- Bachelor of Liberal Studies (BLS / BA in Liberal Studies)
Broad and non-specialized; employers struggle to infer concrete, job-ready skills. - Bachelor of Fine Arts (BFA)
Portfolio-dependent outcomes; income and hiring are highly competitive and unstable. - Bachelor of Philosophy (BA in Philosophy)
Strong reasoning training, but no direct occupational pathway without pairing (law, tech, policy). - Bachelor of Art History (BA in Art History)
Very limited labor market unless followed by museum studies or graduate specialization. - Bachelor of Music (BM / BMus)
Performance careers are scarce and winner-take-most; teaching usually requires further credentials. - Bachelor of Creative Writing (BA or BFA in Creative Writing)

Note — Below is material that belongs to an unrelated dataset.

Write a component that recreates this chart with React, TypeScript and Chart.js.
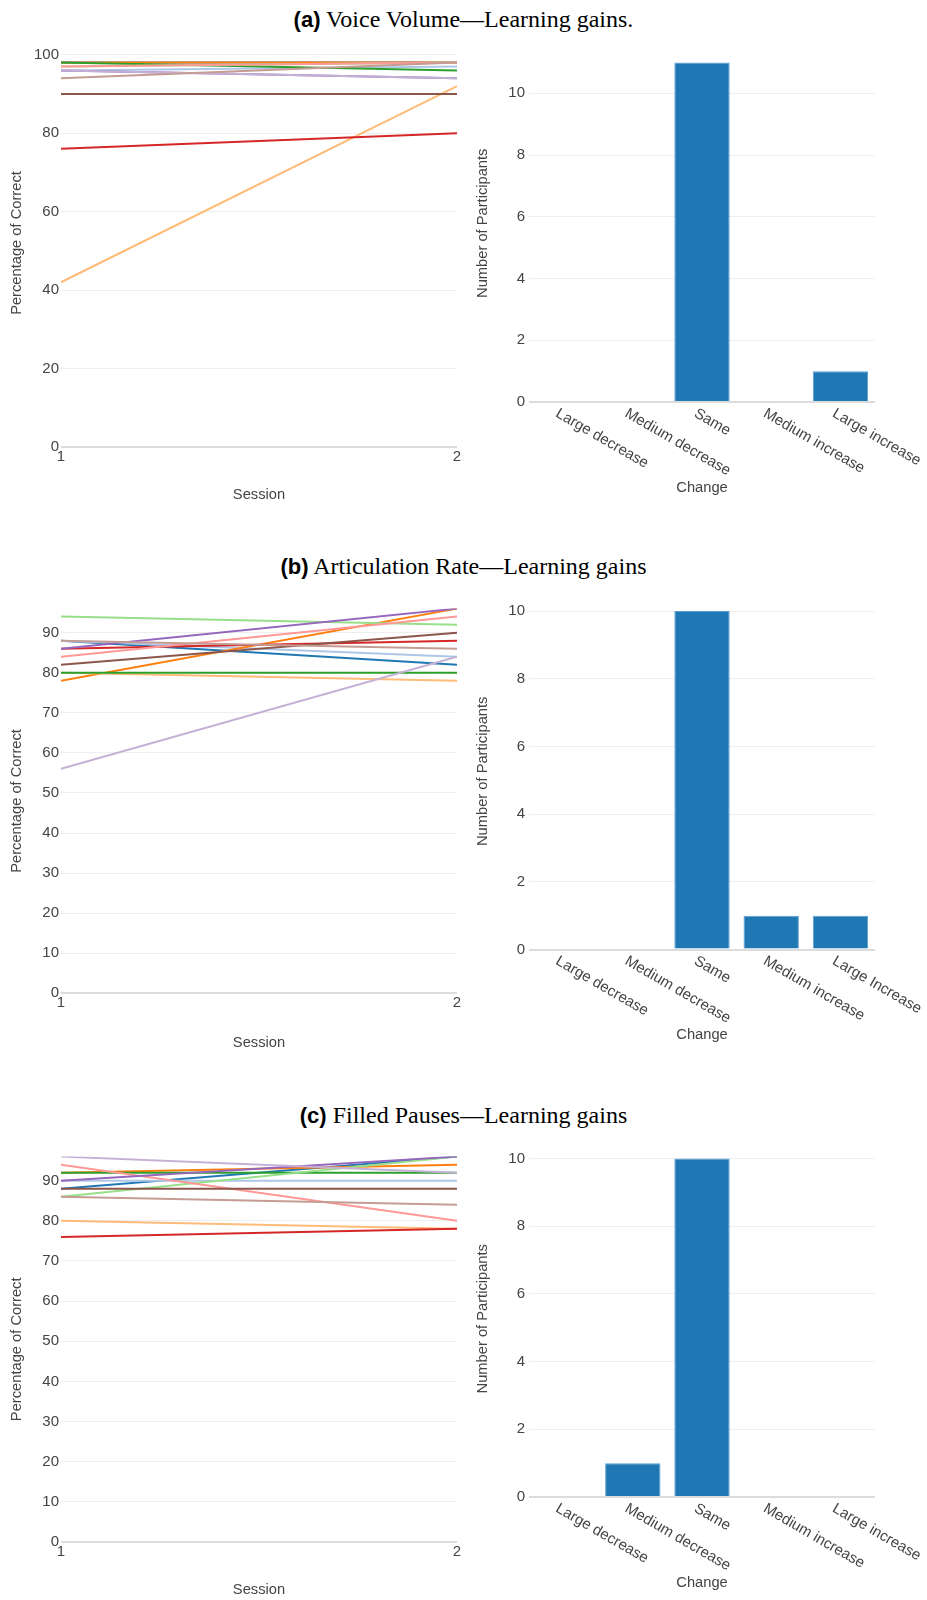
import React, { useEffect, useRef } from 'react';
import { Chart, registerables } from 'chart.js';

Chart.register(...registerables);

// ---------------- DATA ----------------
const sessions = [1, 2];
const participantColors = [
  '#1f77b4', '#aec7e8', '#ff7f0e', '#ffbb78', '#2ca02c', '#98df8a',
  '#d62728', '#ff9896', '#9467bd', '#c5b0d5', '#8c564b', '#c49c94',
];

// (a) Voice Volume
const volumeSession1 = [98, 96, 98, 42, 98, 97, 76, 97, 96, 96, 90, 94];
const volumeSession2 = [98, 97, 98, 92, 96, 98, 80, 98, 94, 94, 90, 98];
// (b) Articulation Rate
const rateSession1 = [88, 88, 78, 80, 80, 94, 86, 84, 86, 56, 82, 88];
const rateSession2 = [82, 84, 96, 78, 80, 92, 88, 94, 96, 84, 90, 86];
// (c) Filled Pauses
const pausesSession1 = [88, 90, 92, 80, 92, 86, 76, 94, 90, 96, 88, 86];
const pausesSession2 = [96, 90, 94, 78, 92, 96, 78, 80, 96, 92, 88, 84];

const changeLabelsA = ['Large decrease', 'Medium decrease', 'Same', 'Medium increase', 'Large increase'];
const changeLabelsB = ['Large decrease', 'Medium decrease', 'Same', 'Medium increase', 'Large Increase'];
const changeLabelsC = ['Large decrease', 'Medium decrease', 'Same', 'Medium increase', 'Large increase'];
const volumeChange = [0, 0, 11, 0, 1];
const rateChange = [0, 0, 10, 1, 1];
const pausesChange = [0, 1, 10, 0, 0];

// ---------------- STYLE ----------------
const SANS = '"Liberation Sans", Arial, Helvetica, sans-serif';
const SERIF = '"Liberation Serif", "Times New Roman", serif';
const TICK_SIZE = 15;
const TITLE_SIZE = 14.7;
const TITLE_LH = 1.2;
const TEXT = '#444444';

type Geo = {
  left: number; top: number; width: number; height: number;
  pl: number; pr: number; pt: number; pb: number;
  xTitleY: number; yTitleX: number;
};

function gridColor(ctx: any) {
  return ctx.tick && ctx.tick.value === 0 ? '#dcdcdc' : '#eeeeee';
}
function gridWidth(ctx: any) {
  return ctx.tick && ctx.tick.value === 0 ? 2 : 1;
}

function yScale(geo: Geo, yMax: number, step: number, title: string, tickPad: number) {
  const half = (TITLE_SIZE * TITLE_LH) / 2;
  return {
    min: 0,
    max: yMax,
    afterBuildTicks: (s: any) => {
      const t: any[] = [];
      for (let v = 0; v <= yMax + 1e-9; v += step) t.push({ value: v });
      s.ticks = t;
    },
    afterFit: (s: any) => { s.width = geo.pl - geo.left; },
    ticks: { stepSize: step, color: TEXT, font: { family: SANS, size: TICK_SIZE }, padding: tickPad },
    grid: { drawTicks: false, color: gridColor, lineWidth: gridWidth },
    border: { display: false },
    title: {
      display: true, text: title, color: TEXT,
      font: { family: SANS, size: TITLE_SIZE, lineHeight: TITLE_LH },
      padding: { top: geo.yTitleX - geo.left - half, bottom: 0 },
    },
  };
}

function xTitle(geo: Geo, text: string) {
  const half = (TITLE_SIZE * TITLE_LH) / 2;
  return {
    display: true, text, color: TEXT,
    font: { family: SANS, size: TITLE_SIZE, lineHeight: TITLE_LH },
    padding: { top: 0, bottom: geo.top + geo.height - geo.xTitleY - half },
  };
}

function layoutFor(geo: Geo) {
  return {
    padding: {
      left: 0,
      top: geo.pt - geo.top,
      right: geo.left + geo.width - geo.pr,
      bottom: 0,
    },
  };
}

function lineConfig(s1: number[], s2: number[], geo: Geo, yMax: number, step: number): any {
  const datasets = participantColors.map((c, i) => ({
    label: 'P' + (i + 1),
    data: sessions.map((x, j) => ({ x, y: j === 0 ? s1[i] : s2[i] })),
    borderColor: c,
    backgroundColor: c,
    borderWidth: 2,
    pointRadius: 0,
    pointHoverRadius: 0,
    tension: 0,
    order: -i,
  }));
  return {
    type: 'line',
    data: { datasets },
    options: {
      responsive: false,
      animation: false,
      layout: layoutFor(geo),
      plugins: { legend: { display: false }, tooltip: { enabled: false }, title: { display: false } },
      scales: {
        x: {
          type: 'linear', min: 1, max: 2,
          afterFit: (s: any) => { s.height = geo.top + geo.height - geo.pb; },
          ticks: { stepSize: 1, autoSkip: false, maxRotation: 0, color: TEXT, font: { family: SANS, size: TICK_SIZE }, padding: 1 },
          grid: { display: false, drawTicks: false },
          border: { display: false },
          title: xTitle(geo, 'Session'),
        },
        y: yScale(geo, yMax, step, 'Percentage of Correct', 2),
      },
    },
  };
}

const rotatedLabels = {
  id: 'rotatedLabels',
  afterDraw(chart: any) {
    const xs = chart.scales.x;
    const labels: string[] = chart.data.labels;
    const ctx = chart.ctx;
    ctx.save();
    ctx.font = `${TICK_SIZE}px ${SANS}`;
    ctx.fillStyle = TEXT;
    ctx.textAlign = 'left';
    ctx.textBaseline = 'top';
    labels.forEach((lab, i) => {
      const px = xs.getPixelForTick(i);
      ctx.save();
      ctx.translate(px - 3, xs.top + 4);
      ctx.rotate(Math.PI / 6);
      ctx.fillText(lab, 0, 0);
      ctx.restore();
    });
    ctx.restore();
  },
};

function barConfig(labels: string[], values: number[], geo: Geo, yMax: number): any {
  return {
    type: 'bar',
    data: {
      labels,
      datasets: [{
        label: 'Participants',
        data: values,
        backgroundColor: '#1f77b4',
        borderColor: '#5b9fd3',
        borderWidth: 1,
        barPercentage: 0.8,
        categoryPercentage: 1.0,
      }],
    },
    plugins: [rotatedLabels],
    options: {
      responsive: false,
      animation: false,
      layout: layoutFor(geo),
      plugins: { legend: { display: false }, tooltip: { enabled: false }, title: { display: false } },
      scales: {
        x: {
          type: 'category',
          offset: true,
          afterFit: (s: any) => { s.height = geo.top + geo.height - geo.pb; },
          ticks: { display: false },
          grid: { display: false, drawTicks: false },
          border: { display: false },
          title: xTitle(geo, 'Change'),
        },
        y: yScale(geo, yMax, 2, 'Number of Participants', 4),
      },
    },
  };
}

function ChartCanvas({ geo, config }: { geo: Geo; config: any }) {
  const ref = useRef<HTMLCanvasElement | null>(null);
  useEffect(() => {
    if (!ref.current) return;
    const chart = new Chart(ref.current, config);
    return () => chart.destroy();
  }, []);
  return (
    <canvas
      ref={ref}
      width={geo.width}
      height={geo.height}
      style={{ position: 'absolute', left: geo.left, top: geo.top, width: geo.width, height: geo.height }}
    />
  );
}

function Heading({ y, tag, text }: { y: number; tag: string; text: string }) {
  return (
    <div
      style={{
        position: 'absolute', left: 0, top: y - 16, width: 927, height: 32, lineHeight: '32px',
        textAlign: 'center', color: '#000', whiteSpace: 'nowrap',
      }}
    >
      <span style={{ fontFamily: SANS, fontWeight: 'bold', fontSize: 22 }}>{tag}</span>
      <span style={{ fontFamily: SERIF, fontSize: 24 }}> {text}</span>
    </div>
  );
}

const leftA: Geo = { left: 0, top: 28, width: 475, height: 482, pl: 61, pr: 457, pt: 37.2, pb: 447, xTitleY: 495, yTitleX: 17 };
const rightA: Geo = { left: 465, top: 30, width: 462, height: 470, pl: 529, pr: 875, pt: 44.5, pb: 402, xTitleY: 487.5, yTitleX: 483 };
const leftB: Geo = { left: 0, top: 590, width: 475, height: 470, pl: 61, pr: 457, pt: 608.6, pb: 993.3, xTitleY: 1043, yTitleX: 17 };
const rightB: Geo = { left: 465, top: 578, width: 462, height: 472, pl: 529, pr: 875, pt: 593.1, pb: 949.5, xTitleY: 1035, yTitleX: 483 };
const leftC: Geo = { left: 0, top: 1138, width: 475, height: 462, pl: 61, pr: 457, pt: 1156.6, pb: 1542, xTitleY: 1590, yTitleX: 17 };
const rightC: Geo = { left: 465, top: 1125, width: 462, height: 475, pl: 529, pr: 875, pt: 1140.5, pb: 1497, xTitleY: 1583, yTitleX: 483 };

export default function App() {
  return (
    <div style={{ position: 'absolute', left: 0, top: 0, width: 927, height: 1600, background: '#fff', overflow: 'hidden' }}>
      <Heading y={18.5} tag="(a)" text="Voice Volume—Learning gains." />
      <ChartCanvas geo={leftA} config={lineConfig(volumeSession1, volumeSession2, leftA, 104, 20)} />
      <ChartCanvas geo={rightA} config={barConfig(changeLabelsA, volumeChange, rightA, 11.58)} />

      <Heading y={565.5} tag="(b)" text="Articulation Rate—Learning gains" />
      <ChartCanvas geo={leftB} config={lineConfig(rateSession1, rateSession2, leftB, 96, 10)} />
      <ChartCanvas geo={rightB} config={barConfig(changeLabelsB, rateChange, rightB, 10.53)} />

      <Heading y={1115} tag="(c)" text="Filled Pauses—Learning gains" />
      <ChartCanvas geo={leftC} config={lineConfig(pausesSession1, pausesSession2, leftC, 96, 10)} />
      <ChartCanvas geo={rightC} config={barConfig(changeLabelsC, pausesChange, rightC, 10.53)} />
    </div>
  );
}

Writing skill alone rarely converts into salaried employment without media or marketing overlap. - Bachelor of Theatre / Drama (BA or BFA in Theatre Arts)
Employment depends on auditions and networks rather than the credential itself. - Bachelor of Religious Studies (BA in Religious Studies)
Narrow professional demand outside clergy, education, or academia. - Bachelor of Anthropology (BA in Anthropology)
Valuable analytical training, but most professional roles require a master’s or applied specialization. - Bachelor of Gender Studies / Cultural Studies (BA)
Theory-heavy with weak standalone labor signaling unless combined with law, policy, or analytics.
I’ve paid my HELB thankfully, so I don’t need to waste any more time or money.